STORED RECORDS
------------------------------------------------
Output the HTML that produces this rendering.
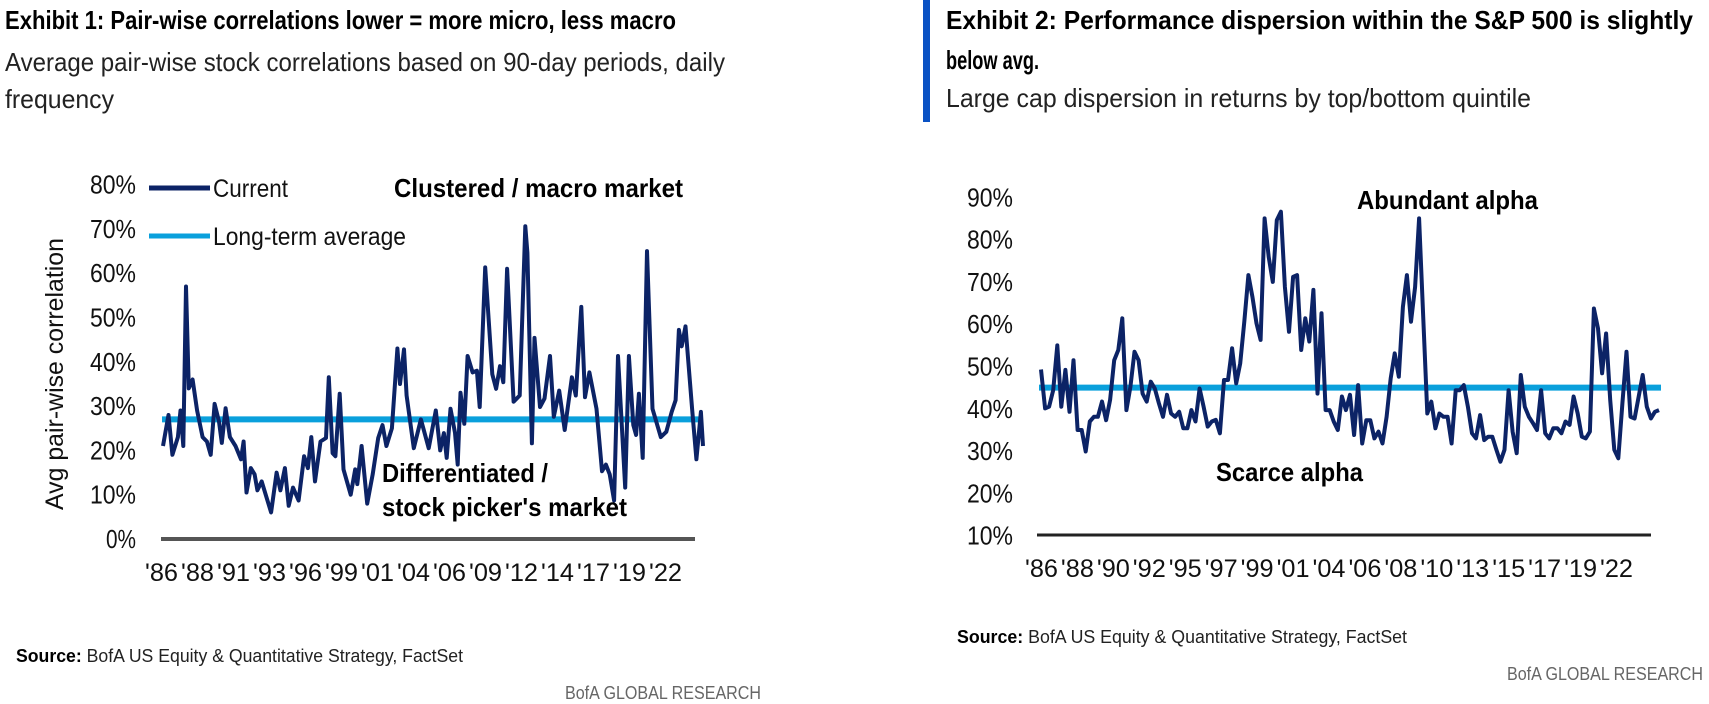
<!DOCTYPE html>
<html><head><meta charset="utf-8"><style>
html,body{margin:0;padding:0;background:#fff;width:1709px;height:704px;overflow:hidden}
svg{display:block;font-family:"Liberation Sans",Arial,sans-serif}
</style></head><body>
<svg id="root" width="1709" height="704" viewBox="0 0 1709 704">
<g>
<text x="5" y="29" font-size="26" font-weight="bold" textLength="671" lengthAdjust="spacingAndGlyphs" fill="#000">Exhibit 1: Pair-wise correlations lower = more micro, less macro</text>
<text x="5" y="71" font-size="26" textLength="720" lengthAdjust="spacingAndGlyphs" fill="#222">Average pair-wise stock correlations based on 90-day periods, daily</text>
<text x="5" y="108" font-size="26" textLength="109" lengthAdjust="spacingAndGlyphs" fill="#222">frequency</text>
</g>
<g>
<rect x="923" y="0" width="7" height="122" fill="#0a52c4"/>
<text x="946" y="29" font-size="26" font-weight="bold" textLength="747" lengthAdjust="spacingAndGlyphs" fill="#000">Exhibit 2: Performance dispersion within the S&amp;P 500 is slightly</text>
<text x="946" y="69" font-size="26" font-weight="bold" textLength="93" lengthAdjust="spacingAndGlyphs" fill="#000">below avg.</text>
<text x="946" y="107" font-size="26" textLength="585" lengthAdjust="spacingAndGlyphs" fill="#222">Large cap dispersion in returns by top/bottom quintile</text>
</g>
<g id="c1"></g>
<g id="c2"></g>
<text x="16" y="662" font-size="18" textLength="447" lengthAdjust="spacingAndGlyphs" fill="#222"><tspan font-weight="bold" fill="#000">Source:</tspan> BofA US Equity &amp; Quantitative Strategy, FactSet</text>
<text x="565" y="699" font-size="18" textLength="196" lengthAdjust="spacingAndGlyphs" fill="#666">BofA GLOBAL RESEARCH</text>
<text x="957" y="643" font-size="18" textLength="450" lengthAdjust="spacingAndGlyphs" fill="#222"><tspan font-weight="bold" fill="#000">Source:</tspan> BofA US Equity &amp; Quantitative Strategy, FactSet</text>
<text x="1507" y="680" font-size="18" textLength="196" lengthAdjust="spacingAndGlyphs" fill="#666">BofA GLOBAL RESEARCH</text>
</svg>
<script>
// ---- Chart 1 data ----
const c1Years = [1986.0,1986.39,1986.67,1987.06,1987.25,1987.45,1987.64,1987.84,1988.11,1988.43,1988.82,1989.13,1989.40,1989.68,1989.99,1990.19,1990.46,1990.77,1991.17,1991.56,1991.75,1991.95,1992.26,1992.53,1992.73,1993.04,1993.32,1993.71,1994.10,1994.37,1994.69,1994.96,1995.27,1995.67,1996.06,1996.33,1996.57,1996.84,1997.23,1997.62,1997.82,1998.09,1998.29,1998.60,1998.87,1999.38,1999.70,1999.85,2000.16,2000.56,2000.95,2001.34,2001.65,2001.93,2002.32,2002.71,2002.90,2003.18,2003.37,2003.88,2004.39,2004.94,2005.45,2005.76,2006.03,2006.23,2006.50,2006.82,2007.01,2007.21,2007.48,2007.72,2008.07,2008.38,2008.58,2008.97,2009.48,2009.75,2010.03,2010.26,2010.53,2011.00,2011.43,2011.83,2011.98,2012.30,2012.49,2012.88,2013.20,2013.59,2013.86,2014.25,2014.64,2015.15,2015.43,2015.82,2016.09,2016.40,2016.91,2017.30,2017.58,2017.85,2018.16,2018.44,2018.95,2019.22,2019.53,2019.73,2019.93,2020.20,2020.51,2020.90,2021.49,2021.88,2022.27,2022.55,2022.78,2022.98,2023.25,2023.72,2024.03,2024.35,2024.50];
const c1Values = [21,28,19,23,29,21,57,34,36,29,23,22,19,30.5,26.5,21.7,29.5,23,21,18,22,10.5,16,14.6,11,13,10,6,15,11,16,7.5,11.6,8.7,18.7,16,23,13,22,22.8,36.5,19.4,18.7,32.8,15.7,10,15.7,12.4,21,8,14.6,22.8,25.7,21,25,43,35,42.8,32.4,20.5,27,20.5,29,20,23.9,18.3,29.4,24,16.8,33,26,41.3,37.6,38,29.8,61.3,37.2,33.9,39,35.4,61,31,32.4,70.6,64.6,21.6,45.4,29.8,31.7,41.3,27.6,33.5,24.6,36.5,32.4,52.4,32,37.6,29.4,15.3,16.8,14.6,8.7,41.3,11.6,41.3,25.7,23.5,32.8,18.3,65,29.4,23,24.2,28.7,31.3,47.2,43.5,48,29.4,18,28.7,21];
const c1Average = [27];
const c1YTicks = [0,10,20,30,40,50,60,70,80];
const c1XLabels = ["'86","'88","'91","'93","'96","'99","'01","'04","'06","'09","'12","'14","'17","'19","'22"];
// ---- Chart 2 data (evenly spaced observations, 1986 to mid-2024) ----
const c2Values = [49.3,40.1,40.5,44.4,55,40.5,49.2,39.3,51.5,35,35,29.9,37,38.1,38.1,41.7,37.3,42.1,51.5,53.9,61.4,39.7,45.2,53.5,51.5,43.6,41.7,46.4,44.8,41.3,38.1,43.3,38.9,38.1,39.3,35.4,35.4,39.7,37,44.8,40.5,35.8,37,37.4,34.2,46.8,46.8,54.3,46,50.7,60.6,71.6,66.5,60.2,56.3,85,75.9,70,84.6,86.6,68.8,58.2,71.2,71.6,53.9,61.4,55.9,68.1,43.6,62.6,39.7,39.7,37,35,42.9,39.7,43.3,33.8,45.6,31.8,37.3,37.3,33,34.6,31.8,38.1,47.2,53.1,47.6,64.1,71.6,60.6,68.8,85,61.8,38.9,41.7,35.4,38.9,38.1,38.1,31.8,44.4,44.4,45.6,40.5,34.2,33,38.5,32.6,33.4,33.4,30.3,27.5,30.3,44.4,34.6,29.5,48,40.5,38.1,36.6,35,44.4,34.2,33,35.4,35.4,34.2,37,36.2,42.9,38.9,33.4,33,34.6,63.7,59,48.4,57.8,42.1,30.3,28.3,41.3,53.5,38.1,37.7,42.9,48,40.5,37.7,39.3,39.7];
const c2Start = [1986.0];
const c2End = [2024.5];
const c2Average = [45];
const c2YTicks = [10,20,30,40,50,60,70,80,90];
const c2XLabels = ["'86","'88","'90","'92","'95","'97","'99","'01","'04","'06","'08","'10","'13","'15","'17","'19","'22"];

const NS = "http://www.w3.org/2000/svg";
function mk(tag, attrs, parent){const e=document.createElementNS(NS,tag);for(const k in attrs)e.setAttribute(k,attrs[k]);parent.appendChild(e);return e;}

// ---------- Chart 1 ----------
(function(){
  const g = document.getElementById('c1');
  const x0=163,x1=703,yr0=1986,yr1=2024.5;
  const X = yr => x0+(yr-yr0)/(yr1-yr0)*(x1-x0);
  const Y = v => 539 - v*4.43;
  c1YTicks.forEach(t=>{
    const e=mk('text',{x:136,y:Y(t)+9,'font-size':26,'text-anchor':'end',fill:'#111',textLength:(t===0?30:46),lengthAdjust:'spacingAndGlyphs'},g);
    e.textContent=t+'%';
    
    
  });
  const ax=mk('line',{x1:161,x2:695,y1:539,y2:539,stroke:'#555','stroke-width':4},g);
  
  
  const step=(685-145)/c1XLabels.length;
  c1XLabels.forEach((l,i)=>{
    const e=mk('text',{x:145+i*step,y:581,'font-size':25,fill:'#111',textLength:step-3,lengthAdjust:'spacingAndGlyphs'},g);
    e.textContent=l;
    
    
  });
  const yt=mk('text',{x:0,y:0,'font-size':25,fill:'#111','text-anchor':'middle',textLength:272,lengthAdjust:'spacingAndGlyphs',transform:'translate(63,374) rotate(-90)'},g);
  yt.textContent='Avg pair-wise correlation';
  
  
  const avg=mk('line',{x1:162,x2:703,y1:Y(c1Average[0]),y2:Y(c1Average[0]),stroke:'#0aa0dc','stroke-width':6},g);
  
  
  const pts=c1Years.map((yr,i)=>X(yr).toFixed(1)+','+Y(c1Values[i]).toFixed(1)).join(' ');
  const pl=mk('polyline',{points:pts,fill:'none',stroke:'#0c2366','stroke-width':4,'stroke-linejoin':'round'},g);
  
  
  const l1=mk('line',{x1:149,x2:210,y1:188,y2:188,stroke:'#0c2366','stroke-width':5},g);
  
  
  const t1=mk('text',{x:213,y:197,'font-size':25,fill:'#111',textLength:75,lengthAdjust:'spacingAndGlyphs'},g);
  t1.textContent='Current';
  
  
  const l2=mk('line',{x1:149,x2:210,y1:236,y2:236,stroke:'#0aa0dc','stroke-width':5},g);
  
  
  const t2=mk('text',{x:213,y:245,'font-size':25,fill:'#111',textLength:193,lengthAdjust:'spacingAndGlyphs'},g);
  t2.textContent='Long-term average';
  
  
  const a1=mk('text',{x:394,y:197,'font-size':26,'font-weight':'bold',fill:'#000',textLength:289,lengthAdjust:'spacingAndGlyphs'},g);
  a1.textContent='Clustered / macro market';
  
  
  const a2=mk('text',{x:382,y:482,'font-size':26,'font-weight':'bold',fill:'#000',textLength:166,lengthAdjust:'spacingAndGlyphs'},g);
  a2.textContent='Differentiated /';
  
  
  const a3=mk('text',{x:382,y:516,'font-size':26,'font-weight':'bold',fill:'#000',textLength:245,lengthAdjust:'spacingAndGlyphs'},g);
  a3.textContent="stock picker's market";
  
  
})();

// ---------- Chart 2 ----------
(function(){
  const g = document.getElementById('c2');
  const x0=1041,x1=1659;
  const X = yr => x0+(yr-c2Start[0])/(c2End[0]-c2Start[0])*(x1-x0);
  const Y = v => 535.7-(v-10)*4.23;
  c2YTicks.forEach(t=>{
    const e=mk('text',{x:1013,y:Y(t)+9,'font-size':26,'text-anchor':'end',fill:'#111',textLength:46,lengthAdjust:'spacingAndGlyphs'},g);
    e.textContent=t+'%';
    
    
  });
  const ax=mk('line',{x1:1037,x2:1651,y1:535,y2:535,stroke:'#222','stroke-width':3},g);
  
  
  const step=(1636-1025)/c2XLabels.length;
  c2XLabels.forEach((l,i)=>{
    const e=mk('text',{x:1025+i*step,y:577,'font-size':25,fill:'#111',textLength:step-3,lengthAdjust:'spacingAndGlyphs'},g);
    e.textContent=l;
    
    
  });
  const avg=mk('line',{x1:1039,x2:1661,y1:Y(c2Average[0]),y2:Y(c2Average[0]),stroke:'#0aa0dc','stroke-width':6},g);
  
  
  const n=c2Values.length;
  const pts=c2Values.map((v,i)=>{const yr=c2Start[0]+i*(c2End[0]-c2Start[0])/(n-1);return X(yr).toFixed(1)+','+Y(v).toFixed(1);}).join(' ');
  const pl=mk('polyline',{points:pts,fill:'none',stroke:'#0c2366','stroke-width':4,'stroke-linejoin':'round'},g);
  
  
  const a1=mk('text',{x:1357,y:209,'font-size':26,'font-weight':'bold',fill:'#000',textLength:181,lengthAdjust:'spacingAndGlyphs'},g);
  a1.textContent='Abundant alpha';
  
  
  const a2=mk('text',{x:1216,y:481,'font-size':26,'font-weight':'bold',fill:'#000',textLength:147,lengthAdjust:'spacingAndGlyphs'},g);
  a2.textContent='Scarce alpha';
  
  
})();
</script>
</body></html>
------------------------------------------------
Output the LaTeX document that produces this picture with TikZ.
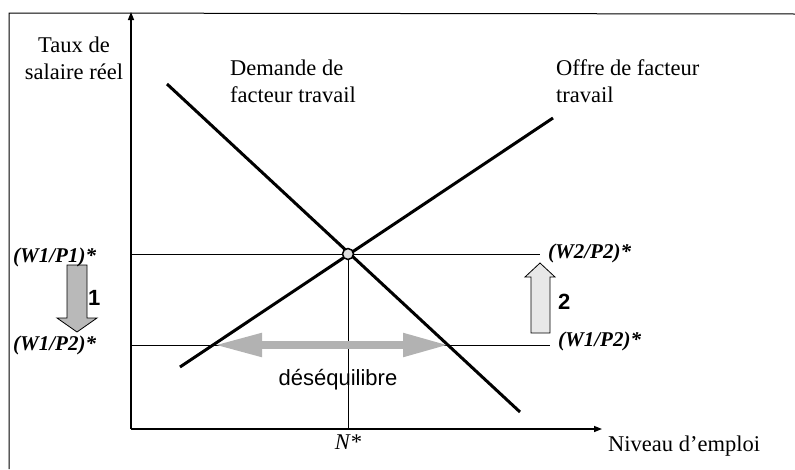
------------------------------------------------
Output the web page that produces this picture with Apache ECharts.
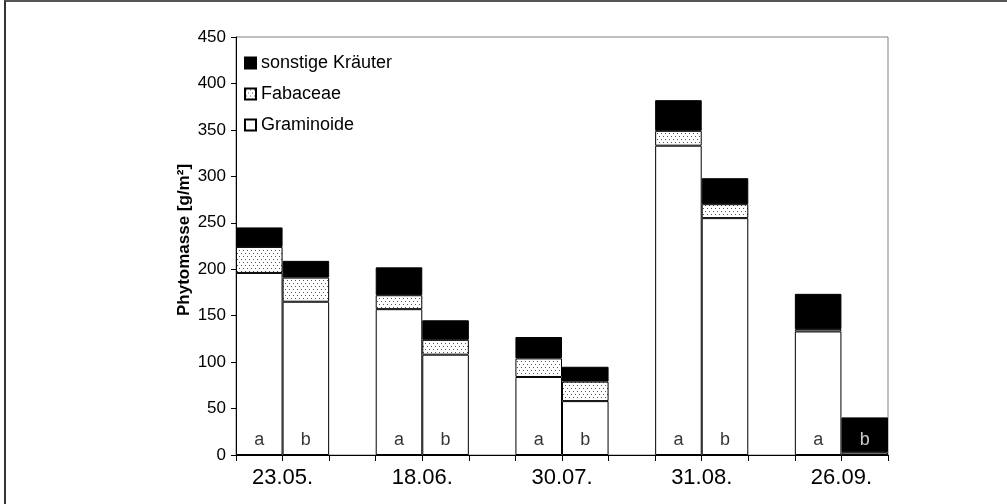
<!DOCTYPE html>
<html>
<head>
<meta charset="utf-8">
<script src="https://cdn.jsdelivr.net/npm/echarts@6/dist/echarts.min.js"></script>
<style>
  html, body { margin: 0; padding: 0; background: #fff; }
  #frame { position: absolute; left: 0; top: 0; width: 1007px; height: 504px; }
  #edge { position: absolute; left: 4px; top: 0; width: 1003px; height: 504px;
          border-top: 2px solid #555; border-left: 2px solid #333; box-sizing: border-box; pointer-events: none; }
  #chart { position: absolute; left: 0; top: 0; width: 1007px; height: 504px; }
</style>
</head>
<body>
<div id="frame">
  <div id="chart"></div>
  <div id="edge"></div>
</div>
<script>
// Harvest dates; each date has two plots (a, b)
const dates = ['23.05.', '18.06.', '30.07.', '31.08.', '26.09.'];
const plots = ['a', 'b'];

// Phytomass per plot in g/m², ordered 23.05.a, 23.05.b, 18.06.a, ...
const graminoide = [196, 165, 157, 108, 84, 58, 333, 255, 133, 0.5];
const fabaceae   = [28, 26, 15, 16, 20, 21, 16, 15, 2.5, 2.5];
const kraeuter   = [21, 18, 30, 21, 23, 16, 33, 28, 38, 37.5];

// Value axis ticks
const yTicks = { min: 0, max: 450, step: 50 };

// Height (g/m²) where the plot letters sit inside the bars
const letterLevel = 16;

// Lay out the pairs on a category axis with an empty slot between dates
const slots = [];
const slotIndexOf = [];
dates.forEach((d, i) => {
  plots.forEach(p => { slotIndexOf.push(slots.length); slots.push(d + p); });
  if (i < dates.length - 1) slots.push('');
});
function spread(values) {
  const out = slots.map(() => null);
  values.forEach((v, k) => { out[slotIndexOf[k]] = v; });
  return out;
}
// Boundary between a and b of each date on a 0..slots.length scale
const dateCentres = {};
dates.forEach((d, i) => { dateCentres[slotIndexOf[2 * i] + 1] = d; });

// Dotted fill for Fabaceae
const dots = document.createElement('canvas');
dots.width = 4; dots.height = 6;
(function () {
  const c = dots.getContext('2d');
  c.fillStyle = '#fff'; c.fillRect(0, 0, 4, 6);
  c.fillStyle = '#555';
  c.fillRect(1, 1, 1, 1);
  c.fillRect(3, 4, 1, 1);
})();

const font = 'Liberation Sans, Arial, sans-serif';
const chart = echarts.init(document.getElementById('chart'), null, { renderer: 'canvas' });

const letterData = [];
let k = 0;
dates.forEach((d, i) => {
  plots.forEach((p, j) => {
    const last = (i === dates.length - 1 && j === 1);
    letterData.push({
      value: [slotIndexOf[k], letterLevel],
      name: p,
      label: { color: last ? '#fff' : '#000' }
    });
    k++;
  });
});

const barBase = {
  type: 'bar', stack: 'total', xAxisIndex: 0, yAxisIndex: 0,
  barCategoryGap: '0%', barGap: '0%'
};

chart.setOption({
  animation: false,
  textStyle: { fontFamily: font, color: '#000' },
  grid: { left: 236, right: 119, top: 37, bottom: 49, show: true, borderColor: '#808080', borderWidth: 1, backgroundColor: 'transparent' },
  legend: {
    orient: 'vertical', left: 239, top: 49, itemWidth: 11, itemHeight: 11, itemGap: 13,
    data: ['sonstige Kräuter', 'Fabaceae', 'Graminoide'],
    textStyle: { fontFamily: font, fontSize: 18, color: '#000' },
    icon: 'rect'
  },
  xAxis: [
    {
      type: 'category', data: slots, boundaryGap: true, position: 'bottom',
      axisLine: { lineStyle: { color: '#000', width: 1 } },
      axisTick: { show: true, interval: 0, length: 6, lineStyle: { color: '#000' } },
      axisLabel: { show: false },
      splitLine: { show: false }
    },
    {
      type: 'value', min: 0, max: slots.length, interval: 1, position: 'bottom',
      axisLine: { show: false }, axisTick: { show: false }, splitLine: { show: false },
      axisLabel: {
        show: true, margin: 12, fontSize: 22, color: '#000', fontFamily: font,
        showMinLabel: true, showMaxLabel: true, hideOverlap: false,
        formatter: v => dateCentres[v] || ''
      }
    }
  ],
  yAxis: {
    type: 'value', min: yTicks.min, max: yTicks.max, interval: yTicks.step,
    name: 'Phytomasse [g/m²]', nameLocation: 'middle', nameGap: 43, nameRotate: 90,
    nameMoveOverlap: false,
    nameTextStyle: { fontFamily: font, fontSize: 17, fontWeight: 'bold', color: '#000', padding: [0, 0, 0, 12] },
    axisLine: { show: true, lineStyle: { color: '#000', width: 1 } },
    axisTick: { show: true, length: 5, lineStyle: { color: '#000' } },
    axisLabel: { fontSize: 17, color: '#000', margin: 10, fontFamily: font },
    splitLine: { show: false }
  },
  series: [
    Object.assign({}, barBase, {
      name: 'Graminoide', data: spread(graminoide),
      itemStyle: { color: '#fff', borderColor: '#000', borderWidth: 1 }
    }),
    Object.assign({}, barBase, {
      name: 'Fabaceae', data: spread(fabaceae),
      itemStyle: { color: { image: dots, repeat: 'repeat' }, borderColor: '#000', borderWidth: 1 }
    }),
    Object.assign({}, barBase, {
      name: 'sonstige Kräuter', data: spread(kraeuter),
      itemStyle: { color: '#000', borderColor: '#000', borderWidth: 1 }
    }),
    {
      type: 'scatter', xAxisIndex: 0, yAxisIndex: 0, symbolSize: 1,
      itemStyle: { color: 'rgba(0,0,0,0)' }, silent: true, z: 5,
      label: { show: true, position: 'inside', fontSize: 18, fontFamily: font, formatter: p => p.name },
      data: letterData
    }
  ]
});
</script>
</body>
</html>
------------------------------------------------
WHAT IS ASKED
Extract from the material all lines containing the string "Output".

COMPLETE ANSWER
Output the HTML that produces this rendering.
Output the LaTeX document that produces this picture with TikZ.
Output the web page that produces this picture with Apache ECharts.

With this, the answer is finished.